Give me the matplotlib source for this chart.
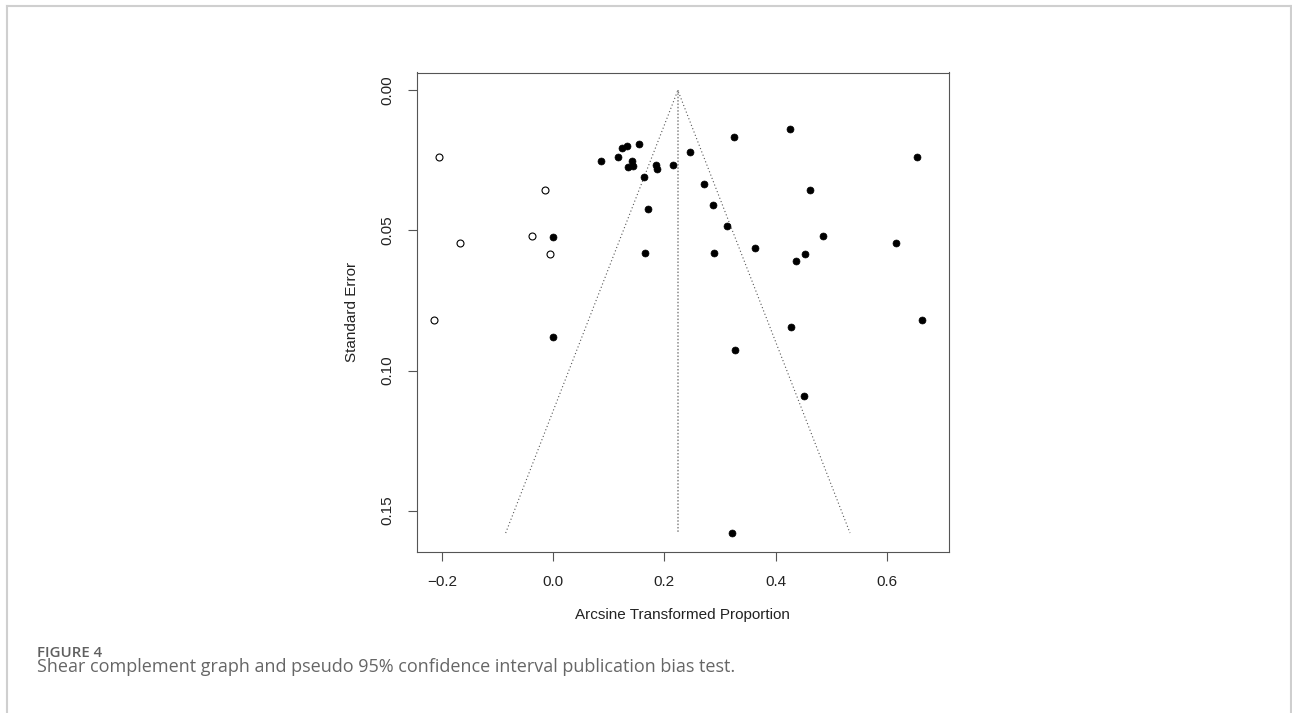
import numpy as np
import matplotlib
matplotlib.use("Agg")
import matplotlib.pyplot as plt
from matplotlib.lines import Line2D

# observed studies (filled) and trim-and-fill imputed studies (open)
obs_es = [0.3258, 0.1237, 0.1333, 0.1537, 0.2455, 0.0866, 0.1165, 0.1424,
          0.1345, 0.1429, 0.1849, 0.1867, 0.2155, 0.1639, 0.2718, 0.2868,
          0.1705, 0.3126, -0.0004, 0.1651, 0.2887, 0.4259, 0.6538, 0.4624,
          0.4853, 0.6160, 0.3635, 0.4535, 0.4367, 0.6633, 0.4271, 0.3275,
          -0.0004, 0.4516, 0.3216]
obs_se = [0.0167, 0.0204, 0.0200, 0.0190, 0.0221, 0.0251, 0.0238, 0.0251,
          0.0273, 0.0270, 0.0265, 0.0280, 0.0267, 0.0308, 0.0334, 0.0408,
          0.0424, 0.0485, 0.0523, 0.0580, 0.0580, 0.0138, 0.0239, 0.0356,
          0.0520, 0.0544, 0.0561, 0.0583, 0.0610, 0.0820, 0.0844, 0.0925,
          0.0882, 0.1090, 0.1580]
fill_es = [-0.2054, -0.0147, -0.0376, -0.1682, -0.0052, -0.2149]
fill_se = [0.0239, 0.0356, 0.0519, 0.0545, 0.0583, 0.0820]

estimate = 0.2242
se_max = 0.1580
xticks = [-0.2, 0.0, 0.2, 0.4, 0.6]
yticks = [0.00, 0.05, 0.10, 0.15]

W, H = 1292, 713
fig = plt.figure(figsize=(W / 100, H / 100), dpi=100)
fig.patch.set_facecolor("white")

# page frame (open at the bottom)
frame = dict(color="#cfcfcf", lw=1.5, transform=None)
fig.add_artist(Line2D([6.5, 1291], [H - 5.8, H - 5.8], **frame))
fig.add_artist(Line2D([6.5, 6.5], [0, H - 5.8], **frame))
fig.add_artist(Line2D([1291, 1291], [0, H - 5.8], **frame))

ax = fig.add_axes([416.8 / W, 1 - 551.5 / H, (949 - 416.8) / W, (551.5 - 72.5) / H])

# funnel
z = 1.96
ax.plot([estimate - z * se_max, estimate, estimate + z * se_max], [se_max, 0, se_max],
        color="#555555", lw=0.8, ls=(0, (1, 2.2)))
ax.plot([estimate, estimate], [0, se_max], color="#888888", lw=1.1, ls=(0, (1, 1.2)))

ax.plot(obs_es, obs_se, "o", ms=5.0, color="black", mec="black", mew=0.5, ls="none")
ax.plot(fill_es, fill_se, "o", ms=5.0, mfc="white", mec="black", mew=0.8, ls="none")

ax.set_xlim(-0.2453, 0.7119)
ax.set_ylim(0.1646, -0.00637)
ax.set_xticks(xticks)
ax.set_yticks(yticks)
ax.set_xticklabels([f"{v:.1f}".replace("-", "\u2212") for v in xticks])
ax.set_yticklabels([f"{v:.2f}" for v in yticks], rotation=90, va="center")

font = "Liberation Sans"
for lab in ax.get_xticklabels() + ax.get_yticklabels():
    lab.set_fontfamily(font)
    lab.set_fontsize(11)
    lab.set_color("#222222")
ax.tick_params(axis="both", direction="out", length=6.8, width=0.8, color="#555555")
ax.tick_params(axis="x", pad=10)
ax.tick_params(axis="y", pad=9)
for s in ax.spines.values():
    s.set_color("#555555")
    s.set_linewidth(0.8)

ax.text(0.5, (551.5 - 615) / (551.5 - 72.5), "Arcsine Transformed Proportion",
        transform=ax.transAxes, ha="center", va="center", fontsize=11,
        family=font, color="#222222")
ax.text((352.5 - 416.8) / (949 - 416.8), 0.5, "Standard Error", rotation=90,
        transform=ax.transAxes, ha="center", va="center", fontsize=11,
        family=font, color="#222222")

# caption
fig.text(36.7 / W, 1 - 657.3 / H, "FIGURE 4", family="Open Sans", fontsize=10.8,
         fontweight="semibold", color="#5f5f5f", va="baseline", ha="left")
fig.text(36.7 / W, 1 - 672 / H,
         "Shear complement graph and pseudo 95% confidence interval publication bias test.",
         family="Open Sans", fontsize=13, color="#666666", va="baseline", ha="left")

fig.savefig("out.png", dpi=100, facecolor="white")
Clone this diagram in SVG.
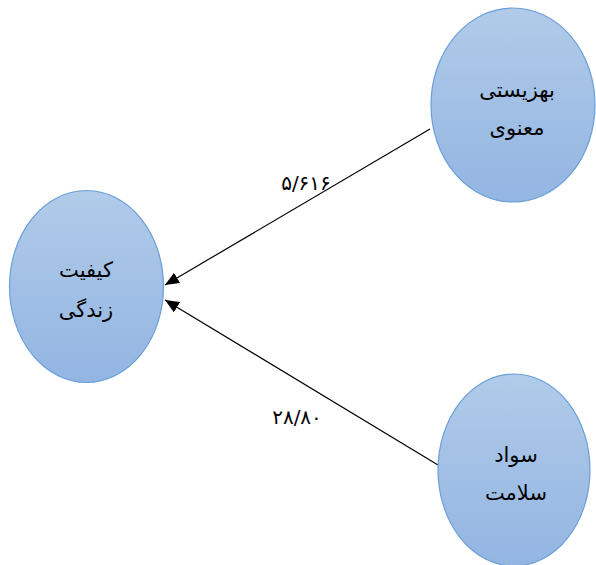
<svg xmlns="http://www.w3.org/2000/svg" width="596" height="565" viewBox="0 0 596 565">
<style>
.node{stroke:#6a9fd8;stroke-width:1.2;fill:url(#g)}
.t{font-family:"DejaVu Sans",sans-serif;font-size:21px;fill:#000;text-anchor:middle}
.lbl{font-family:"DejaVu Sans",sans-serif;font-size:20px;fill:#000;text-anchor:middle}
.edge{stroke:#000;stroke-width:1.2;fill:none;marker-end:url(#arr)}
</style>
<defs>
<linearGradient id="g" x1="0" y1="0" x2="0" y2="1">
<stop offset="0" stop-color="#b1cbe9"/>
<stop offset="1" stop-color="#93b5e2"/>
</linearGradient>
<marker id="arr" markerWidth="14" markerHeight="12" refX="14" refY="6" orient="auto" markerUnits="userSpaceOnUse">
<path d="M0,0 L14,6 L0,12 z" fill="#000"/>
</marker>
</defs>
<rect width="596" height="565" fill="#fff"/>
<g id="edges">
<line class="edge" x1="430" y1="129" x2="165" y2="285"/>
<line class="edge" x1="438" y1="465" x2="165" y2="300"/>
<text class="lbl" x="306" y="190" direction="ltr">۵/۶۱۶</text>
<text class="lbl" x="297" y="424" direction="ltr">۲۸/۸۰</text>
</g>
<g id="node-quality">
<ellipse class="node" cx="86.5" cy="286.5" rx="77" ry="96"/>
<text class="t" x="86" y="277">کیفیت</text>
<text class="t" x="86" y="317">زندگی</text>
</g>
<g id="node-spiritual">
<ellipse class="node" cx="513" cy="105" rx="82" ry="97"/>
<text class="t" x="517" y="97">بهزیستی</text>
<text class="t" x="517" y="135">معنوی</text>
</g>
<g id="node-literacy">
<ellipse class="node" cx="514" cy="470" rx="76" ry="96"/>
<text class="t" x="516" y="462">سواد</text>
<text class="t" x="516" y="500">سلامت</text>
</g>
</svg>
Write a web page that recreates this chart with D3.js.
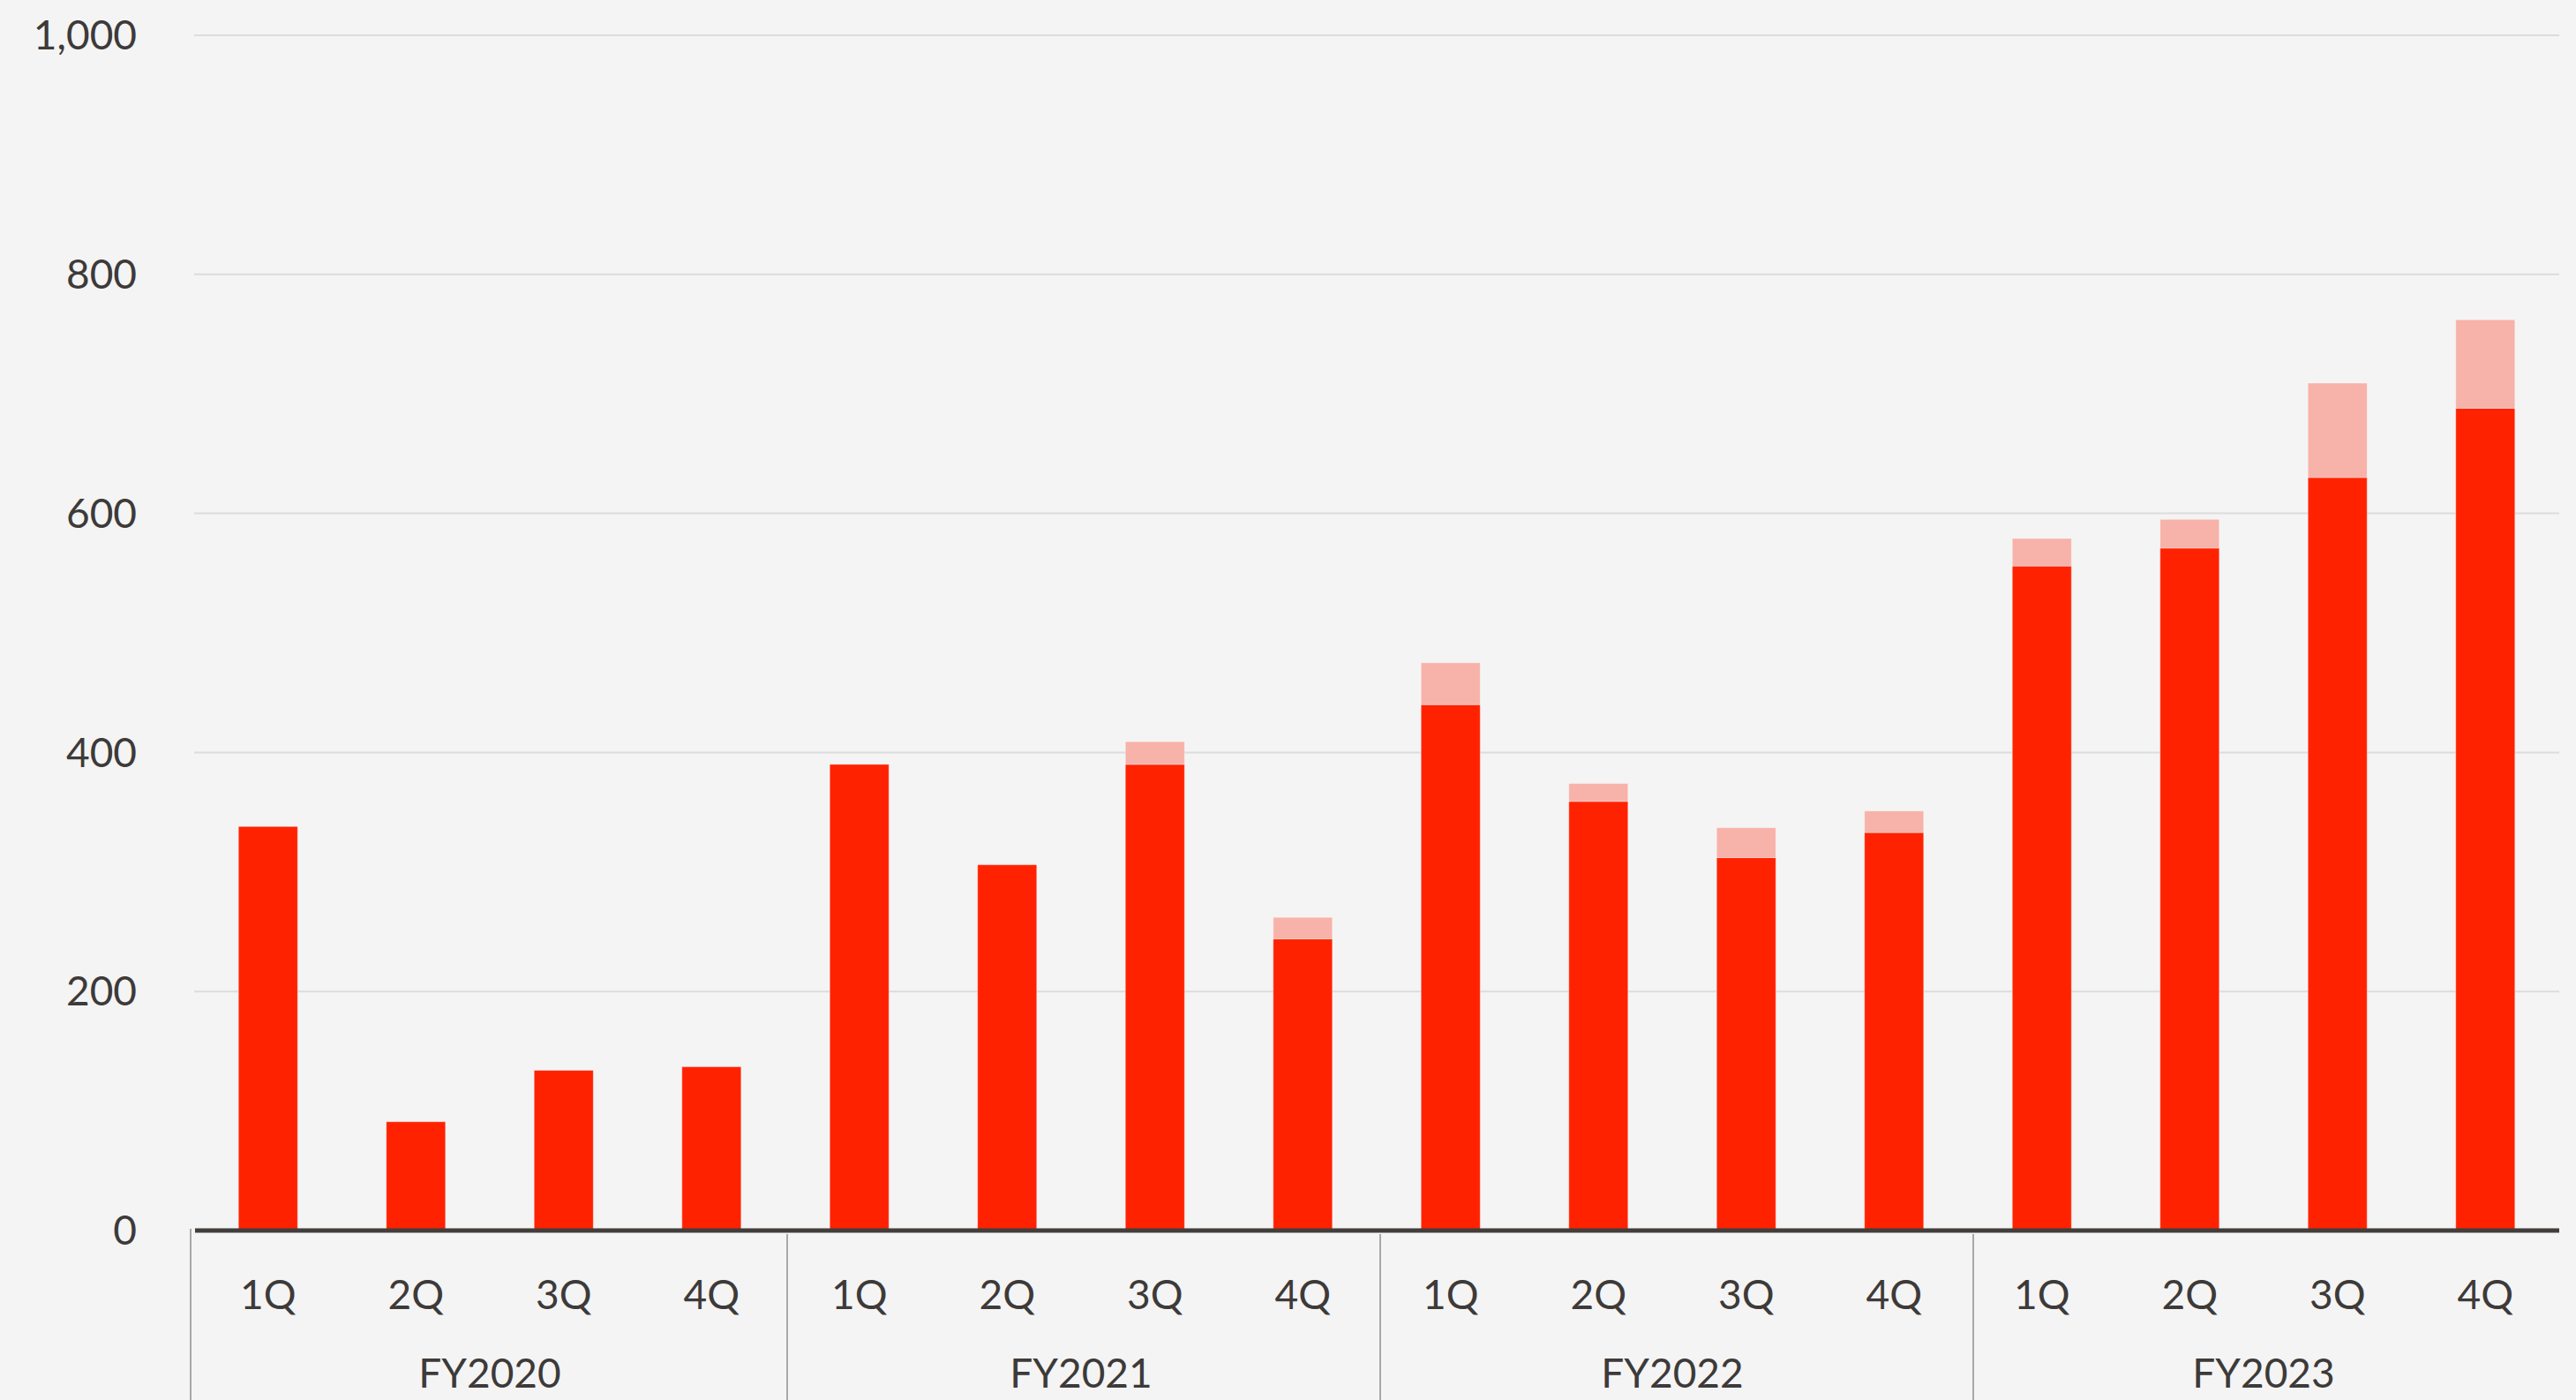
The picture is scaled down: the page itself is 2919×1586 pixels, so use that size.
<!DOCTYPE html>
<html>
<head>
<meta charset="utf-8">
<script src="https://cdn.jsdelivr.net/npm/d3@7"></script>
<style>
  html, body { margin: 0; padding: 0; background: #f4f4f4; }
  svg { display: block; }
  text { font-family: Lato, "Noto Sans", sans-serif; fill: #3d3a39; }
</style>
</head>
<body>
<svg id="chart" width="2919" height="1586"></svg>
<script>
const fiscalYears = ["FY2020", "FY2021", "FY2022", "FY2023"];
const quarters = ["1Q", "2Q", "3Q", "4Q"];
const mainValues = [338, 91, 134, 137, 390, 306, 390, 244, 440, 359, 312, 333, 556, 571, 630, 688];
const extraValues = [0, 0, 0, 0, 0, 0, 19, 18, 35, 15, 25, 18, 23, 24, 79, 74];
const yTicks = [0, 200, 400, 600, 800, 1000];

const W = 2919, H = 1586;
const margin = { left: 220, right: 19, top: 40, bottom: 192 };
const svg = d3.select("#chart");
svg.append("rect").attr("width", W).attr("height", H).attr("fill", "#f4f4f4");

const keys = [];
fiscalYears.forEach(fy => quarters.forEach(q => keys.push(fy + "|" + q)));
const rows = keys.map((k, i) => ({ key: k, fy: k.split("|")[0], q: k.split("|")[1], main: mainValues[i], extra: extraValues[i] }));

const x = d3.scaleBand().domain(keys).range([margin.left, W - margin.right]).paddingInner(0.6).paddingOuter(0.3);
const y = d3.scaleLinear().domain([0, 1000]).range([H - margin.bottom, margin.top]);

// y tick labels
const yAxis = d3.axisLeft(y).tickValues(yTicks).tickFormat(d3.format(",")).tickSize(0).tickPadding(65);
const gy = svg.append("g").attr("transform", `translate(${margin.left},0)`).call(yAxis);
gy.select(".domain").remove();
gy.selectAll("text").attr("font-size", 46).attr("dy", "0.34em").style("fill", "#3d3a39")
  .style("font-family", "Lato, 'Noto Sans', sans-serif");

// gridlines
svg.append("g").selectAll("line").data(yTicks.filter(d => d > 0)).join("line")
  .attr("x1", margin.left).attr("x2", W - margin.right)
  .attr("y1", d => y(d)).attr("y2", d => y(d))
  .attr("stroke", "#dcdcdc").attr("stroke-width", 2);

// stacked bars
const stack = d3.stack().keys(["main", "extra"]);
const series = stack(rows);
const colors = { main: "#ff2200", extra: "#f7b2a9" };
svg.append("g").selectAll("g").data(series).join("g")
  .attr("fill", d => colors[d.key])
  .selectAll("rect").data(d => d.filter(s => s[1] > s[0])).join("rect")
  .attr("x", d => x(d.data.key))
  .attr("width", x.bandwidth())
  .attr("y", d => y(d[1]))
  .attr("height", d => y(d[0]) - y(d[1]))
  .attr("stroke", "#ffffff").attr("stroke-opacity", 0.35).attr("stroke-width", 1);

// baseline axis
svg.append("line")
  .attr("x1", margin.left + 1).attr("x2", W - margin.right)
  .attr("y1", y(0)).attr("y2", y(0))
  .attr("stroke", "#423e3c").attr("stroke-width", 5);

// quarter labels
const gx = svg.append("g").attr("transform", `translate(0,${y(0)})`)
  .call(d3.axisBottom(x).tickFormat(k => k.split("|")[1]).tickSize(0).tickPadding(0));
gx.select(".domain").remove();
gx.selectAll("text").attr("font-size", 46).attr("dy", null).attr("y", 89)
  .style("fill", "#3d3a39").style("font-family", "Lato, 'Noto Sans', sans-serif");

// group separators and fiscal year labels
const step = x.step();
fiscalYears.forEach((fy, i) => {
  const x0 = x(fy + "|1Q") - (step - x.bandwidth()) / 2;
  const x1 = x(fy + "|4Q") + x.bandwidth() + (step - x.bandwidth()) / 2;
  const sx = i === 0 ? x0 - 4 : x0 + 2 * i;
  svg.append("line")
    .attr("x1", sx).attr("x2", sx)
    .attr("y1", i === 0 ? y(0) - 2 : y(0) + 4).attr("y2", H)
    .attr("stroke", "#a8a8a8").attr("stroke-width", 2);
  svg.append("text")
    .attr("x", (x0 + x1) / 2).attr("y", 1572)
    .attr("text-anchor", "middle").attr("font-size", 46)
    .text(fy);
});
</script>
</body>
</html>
##############################
What is being asked:
Reproduce the data above word for word from its first line through the line that holds "ls=(0, (1, 1.2)))", both ends included; skip pictures.

Task response:
Give me the matplotlib source for this chart.
import numpy as np
import matplotlib
matplotlib.use("Agg")
import matplotlib.pyplot as plt
from matplotlib.lines import Line2D

# observed studies (filled) and trim-and-fill imputed studies (open)
obs_es = [0.3258, 0.1237, 0.1333, 0.1537, 0.2455, 0.0866, 0.1165, 0.1424,
          0.1345, 0.1429, 0.1849, 0.1867, 0.2155, 0.1639, 0.2718, 0.2868,
          0.1705, 0.3126, -0.0004, 0.1651, 0.2887, 0.4259, 0.6538, 0.4624,
          0.4853, 0.6160, 0.3635, 0.4535, 0.4367, 0.6633, 0.4271, 0.3275,
          -0.0004, 0.4516, 0.3216]
obs_se = [0.0167, 0.0204, 0.0200, 0.0190, 0.0221, 0.0251, 0.0238, 0.0251,
          0.0273, 0.0270, 0.0265, 0.0280, 0.0267, 0.0308, 0.0334, 0.0408,
          0.0424, 0.0485, 0.0523, 0.0580, 0.0580, 0.0138, 0.0239, 0.0356,
          0.0520, 0.0544, 0.0561, 0.0583, 0.0610, 0.0820, 0.0844, 0.0925,
          0.0882, 0.1090, 0.1580]
fill_es = [-0.2054, -0.0147, -0.0376, -0.1682, -0.0052, -0.2149]
fill_se = [0.0239, 0.0356, 0.0519, 0.0545, 0.0583, 0.0820]

estimate = 0.2242
se_max = 0.1580
xticks = [-0.2, 0.0, 0.2, 0.4, 0.6]
yticks = [0.00, 0.05, 0.10, 0.15]

W, H = 1292, 713
fig = plt.figure(figsize=(W / 100, H / 100), dpi=100)
fig.patch.set_facecolor("white")

# page frame (open at the bottom)
frame = dict(color="#cfcfcf", lw=1.5, transform=None)
fig.add_artist(Line2D([6.5, 1291], [H - 5.8, H - 5.8], **frame))
fig.add_artist(Line2D([6.5, 6.5], [0, H - 5.8], **frame))
fig.add_artist(Line2D([1291, 1291], [0, H - 5.8], **frame))

ax = fig.add_axes([416.8 / W, 1 - 551.5 / H, (949 - 416.8) / W, (551.5 - 72.5) / H])

# funnel
z = 1.96
ax.plot([estimate - z * se_max, estimate, estimate + z * se_max], [se_max, 0, se_max],
        color="#555555", lw=0.8, ls=(0, (1, 2.2)))
ax.plot([estimate, estimate], [0, se_max], color="#888888", lw=1.1, ls=(0, (1, 1.2)))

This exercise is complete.